Recent experiments in the Southern Ocean offer the promise of controlling the threat of global warming by creating organic "sponges" for carbon dioxide, which is widely considered the main culprit for rising global temperatures. Scientists were able to grow a lush strip of phytoplankton 150 kilometers long by fertilizing a patch of the ocean with hundreds of kilograms of an iron compound. Phytoplankton presently accounts for over half of the photosynthesis on Earth, the process by which carbon dioxide is absorbed and converted into oxygen. A major limiting factor in the production of phytoplankton is lack of iron, but by fertilizing oceans with iron compounds scientists hope to be able to reduce carbon dioxide levels and reverse the greenhouse effect.
Which of the following, if true, casts the most serious doubt upon the advisability of using the fertilization method described above to control carbon dioxide levels?
(A) In some oceans, the growth of phytoplankton is also limited by how much nitrogen, phosphorus, and silicon are available.
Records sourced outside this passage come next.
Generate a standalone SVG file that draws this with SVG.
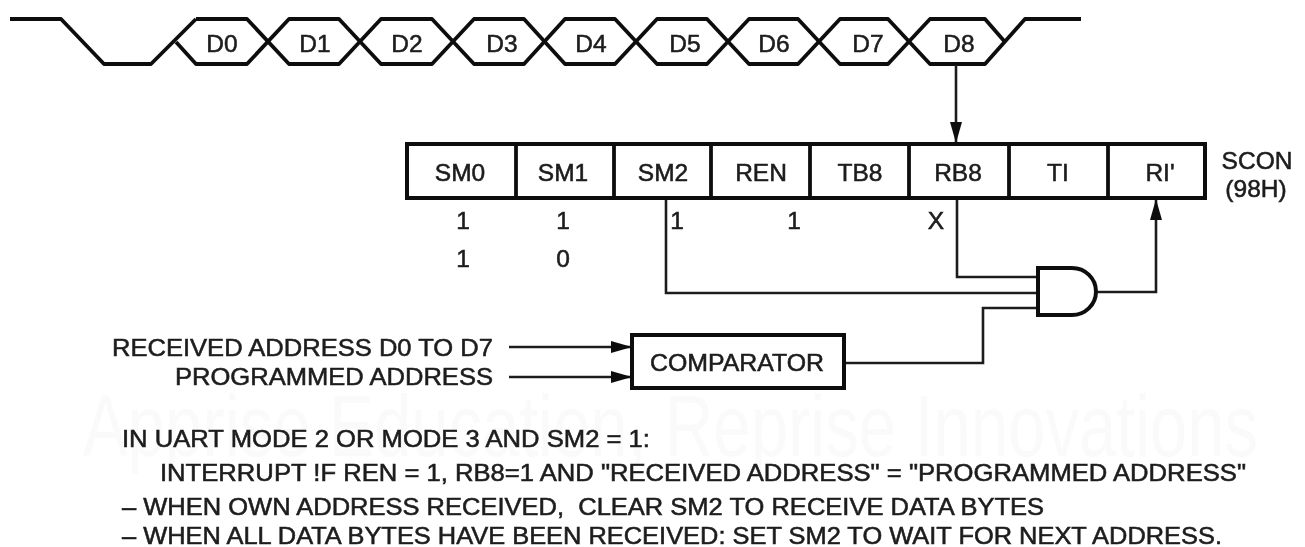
<svg xmlns="http://www.w3.org/2000/svg" width="1305" height="547" viewBox="0 0 1305 547">
<defs>
<style>
text{font-family:"Liberation Sans",Arial,sans-serif;fill:#1c1c1c;stroke:#1c1c1c;stroke-width:.55}
.c{text-anchor:middle;font-size:24.5px}
.n{font-size:24.5px}
.l{font-size:24px}
.w{fill:none;stroke:#111;stroke-width:3.8;stroke-linejoin:round}
.b{fill:#fff;stroke:#111;stroke-width:4}
.d{fill:none;stroke:#111;stroke-width:3.8}
.k{fill:none;stroke:#1a1a1a;stroke-width:2.6}
text.wm{font-size:88px;fill:#fafafb;stroke:none}
</style>
<marker id="a" markerUnits="userSpaceOnUse" markerWidth="22" markerHeight="14" refX="21" refY="7" orient="auto">
<path d="M0 1L21 7L0 13Z" fill="#111"/>
</marker>
<filter id="s" x="-2%" y="-2%" width="104%" height="104%"><feGaussianBlur stdDeviation="0.6"/></filter>
</defs>
<rect width="1305" height="547" fill="#fff"/>
<text class="wm" x="83" y="456" textLength="1175" lengthAdjust="spacingAndGlyphs">Apprise Education, Reprise Innovations</text>
<g filter="url(#s)">
<g id="waveform">
<path class="w" d="M10 19H61L104 64H151L196 19"/>
<path class="w" d="M176 42L196 64H247L289 19H339L381 64H432L474 19H524L565 64H615L657 19H707L749 64H798L840 19H888L930 64H985L1025 19H1081"/>
<path class="w" d="M196 19H247L289 64H339L381 19H432L474 64H524L565 19H615L657 64H707L749 19H798L840 64H888L930 19H985L1005 42"/>
</g>
<g id="wave-labels">
<text class="c" x="222" y="52">D0</text><text class="c" x="315" y="52">D1</text><text class="c" x="407" y="52">D2</text><text class="c" x="502" y="52">D3</text><text class="c" x="591" y="52">D4</text><text class="c" x="685" y="52">D5</text><text class="c" x="774" y="52">D6</text><text class="c" x="868" y="52">D7</text><text class="c" x="959" y="52">D8</text>
</g>
<g id="connectors">
<path class="k" d="M956 65V143" marker-end="url(#a)"/>
<path class="k" d="M666 198V293H1038"/>
<path class="k" d="M957 198V277H1038"/>
<path class="k" d="M844 363H983V308H1038"/>
<path class="k" d="M1096 292H1156V199" marker-end="url(#a)"/>
<path class="k" d="M509 347H632" marker-end="url(#a)"/>
<path class="k" d="M509 377H632" marker-end="url(#a)"/>
</g>
<g id="scon">
<rect class="b" x="407" y="144" width="798" height="54"/>
<path class="d" d="M516 144V198M614 144V198M711 144V198M810 144V198M909 144V198M1009 144V198M1108 144V198"/>
<text class="c" x="460" y="181">SM0</text><text class="c" x="563" y="181">SM1</text><text class="c" x="663" y="181">SM2</text><text class="c" x="761" y="181">REN</text><text class="c" x="860" y="181">TB8</text><text class="c" x="958" y="181">RB8</text><text class="c" x="1058" y="181">TI</text><text class="c" x="1160" y="181">RI'</text>
</g>
<g id="scon-label">
<text class="c" x="1257" y="169">SCON</text><text class="c" x="1256" y="197">(98H)</text>
</g>
<g id="values">
<text class="c" x="463" y="229">1</text><text class="c" x="563" y="229">1</text><text class="c" x="677" y="229">1</text><text class="c" x="794" y="229">1</text><text class="c" x="936" y="229">X</text><text class="c" x="463" y="267">1</text><text class="c" x="563" y="267">0</text>
</g>
<g id="and-gate">
<path class="b" d="M1038 268H1072A24 23.500 0 0 1 1072 315H1038Z"/>
</g>
<g id="comparator">
<rect class="b" x="632" y="335" width="212" height="53"/>
<text class="c" x="737" y="371" textLength="174" lengthAdjust="spacingAndGlyphs">COMPARATOR</text>
</g>
<g id="inputs">
<text class="n" x="112" y="356" textLength="381" lengthAdjust="spacingAndGlyphs">RECEIVED ADDRESS D0 TO D7</text>
<text class="n" x="175" y="385" textLength="318" lengthAdjust="spacingAndGlyphs">PROGRAMMED ADDRESS</text>
</g>
<g id="notes">
<text class="l" x="122" y="447" textLength="528" lengthAdjust="spacingAndGlyphs">IN UART MODE 2 OR MODE 3 AND SM2 = 1:</text>
<text class="l" x="160" y="481" textLength="1086" lengthAdjust="spacingAndGlyphs">INTERRUPT !F REN = 1, RB8=1 AND "RECEIVED ADDRESS" = "PROGRAMMED ADDRESS"</text>
<text class="l" x="122" y="515" textLength="922" lengthAdjust="spacingAndGlyphs" xml:space="preserve">– WHEN OWN ADDRESS RECEIVED,  CLEAR SM2 TO RECEIVE DATA BYTES</text>
<text class="l" x="122" y="544" textLength="1100" lengthAdjust="spacingAndGlyphs">– WHEN ALL DATA BYTES HAVE BEEN RECEIVED: SET SM2 TO WAIT FOR NEXT ADDRESS.</text>
</g>
</g>
</svg>
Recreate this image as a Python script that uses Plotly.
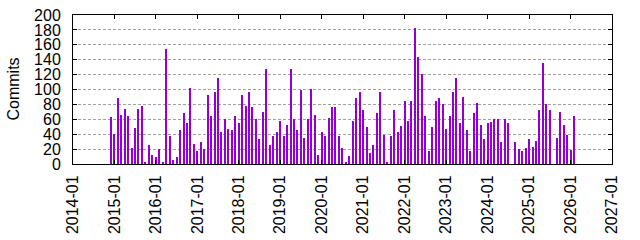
import plotly.graph_objects as go
import pandas as pd

start_month = "2014-12-01"
commits = [
    63,                                              # 2014-12
    40, 89, 66, 74, 65, 22, 49, 74, 78, 2, 26, 12,   # 2015
    10, 20, 3, 155, 38, 6, 10, 45, 69, 55, 102, 27,  # 2016
    18, 30, 20, 92, 65, 96, 116, 43, 61, 47, 46, 65, # 2017
    55, 92, 78, 97, 77, 61, 34, 70, 127, 25, 37, 43, # 2018
    58, 37, 53, 127, 60, 45, 100, 35, 61, 101, 66, 12,  # 2019
    43, 38, 62, 77, 76, 38, 22, 2, 11, 58, 89, 97,   # 2020
    73, 50, 15, 26, 68, 97, 39, 2, 38, 73, 43, 51,   # 2021
    85, 58, 85, 183, 143, 121, 65, 18, 50, 84, 88, 80,  # 2022
    47, 65, 97, 116, 55, 90, 45, 18, 68, 82, 53, 34, # 2023
    55, 57, 60, 61, 30, 60, 55, 0, 30, 20, 18, 21,   # 2024
    34, 23, 31, 73, 136, 80, 72, 0, 35, 70, 53, 39,  # 2025
    19, 65,                                          # 2026
]
months = pd.date_range(start_month, periods=len(commits), freq="MS")

y_ticks = list(range(0, 201, 20))
x_range = ["2014-01-01", "2027-01-01"]

fig = go.Figure()
fig.add_trace(go.Bar(
    x=months, y=commits,
    width=9 * 86400000,
    marker=dict(color="#9400D3", line=dict(width=0)),
    showlegend=False,
))

font = dict(family="Liberation Sans, Arial, sans-serif", size=16, color="black")

fig.update_layout(
    width=640, height=240,
    margin=dict(l=73, r=28, t=15, b=76, autoexpand=False),
    paper_bgcolor="white", plot_bgcolor="white",
    font=font,
    bargap=0,
    xaxis=dict(
        type="date", range=x_range, automargin=False,
        dtick="M12", tick0="2014-01-01", tickformat="%Y-%m",
        tickangle=-90,
        showgrid=False, zeroline=False,
        showline=True, linecolor="black", linewidth=1, mirror="ticks",
        ticks="inside", ticklen=4, tickcolor="black",
        tickfont=font, ticklabelstandoff=4,
    ),
    yaxis=dict(
        range=[0, 200], tickvals=y_ticks, automargin=False,
        showgrid=True, gridcolor="#a0a0a0", griddash="3px,2px", gridwidth=1,
        zeroline=False,
        showline=True, linecolor="black", linewidth=1, mirror="ticks",
        ticks="inside", ticklen=4, tickcolor="black",
        tickfont=font, ticklabelstandoff=8,
    ),
    annotations=[dict(
        text="Commits", textangle=-90, font=font,
        xref="paper", yref="paper", x=(13 - 73) / 539, y=0.5,
        xanchor="center", yanchor="middle", showarrow=False,
    )],
)

fig.write_html("out.html")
(B) The cost of fertilizing the oceans with sufficient quantities of iron to reverse the greenhouse effect is likely to be very high.
(C) Iron naturally reaches the seas in the form of wind-blown mineral dust, which becomes more or less abundant as conditions on land change.
(D) Fertilization efforts will do nothing to curb the production of more carbon dioxide emissions.
(E) The oceans are a complex system, and the long-term consequences of ocean fertilization may be the opposite of what is predicted.